Года через полтора закон добрался-таки до Джека Келли. Речь тоже шла об ограблении фургона. Но у полиции не хватило доказательств, и Джек выступал по делу свидетелем обвинения. Он кое-что рассказал и о других известных ему делах.
Но Келли никогда не сознался, что принимал участие в Плимутском почтовом ограблении. Его вынуждены были оправдать за недостатком улик. Почтовые власти выдвигали против него множество обвинений, но ничего не смогли доказать наверняка. Деньги так и не нашли. Тайна Великого плимутского почтового ограбления навсегда осталась нераскрытой.
Тот, кто душил
Предположим, человек кого-то задушил…
— Предположим, человек кого-то задушил, — сказал Джордж Нассер, — ну, например, тот парень, который убил всех этих женщин.

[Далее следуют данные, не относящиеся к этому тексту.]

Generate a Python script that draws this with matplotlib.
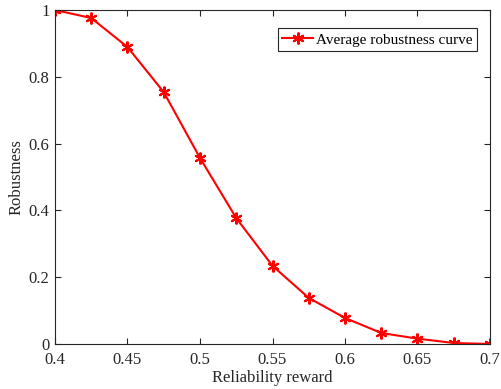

Мог бы он напечатать свою историю и заработать на этом?
Мы сидели в комнате ожидания для заключенных окружного суда Эссекса, который только что удовлетворил наше ходатайство продлить Нассеру срок наблюдения в Бриджуотерской психиатрической клинике. Прежде чем ответить на вопрос, я посмотрел на Нассера, высокого, стройного человека, которого я защищал по делу об убийстве.
— До или после того, как его судили?
— До, — сказал Нассер.
Я улыбнулся.
— Опубликовать-то можно, но делать этого не стоит. Боюсь, что признание в форме книги будет считаться совершенно добровольным и вполне приемлемым в качестве доказательства. Кроме того, я подозреваю, что таким образом автор отправит себя на электрический стул.
— Я все это передам, — сказал Нассер. — Я обещал тому парню в Бриджуотере спросить вас. Он хотел, чтобы вы пришли поговорить с ним, но ведь вы очень заняты.
Во мне проснулось любопытство.
— А как его зовут?
— Альберт Де Сальво, — ответил Нассер.
29 сентября 1964 года, около шестнадцати часов, высокий темноволосый мужчина в коричневом пальто всадил нож в спину Ирвина Хилтона, рабочего бензозаправки в Эндовере, штат Массачусетс. Хилтон упал на колени и повернулся лицом к нападающему. Если он просил сохранить ему жизнь, это было бесполезно. Человек в пальто вытащил автоматический револьвер 22-го калибра и всадил в стоящую на коленях жертву шесть пуль.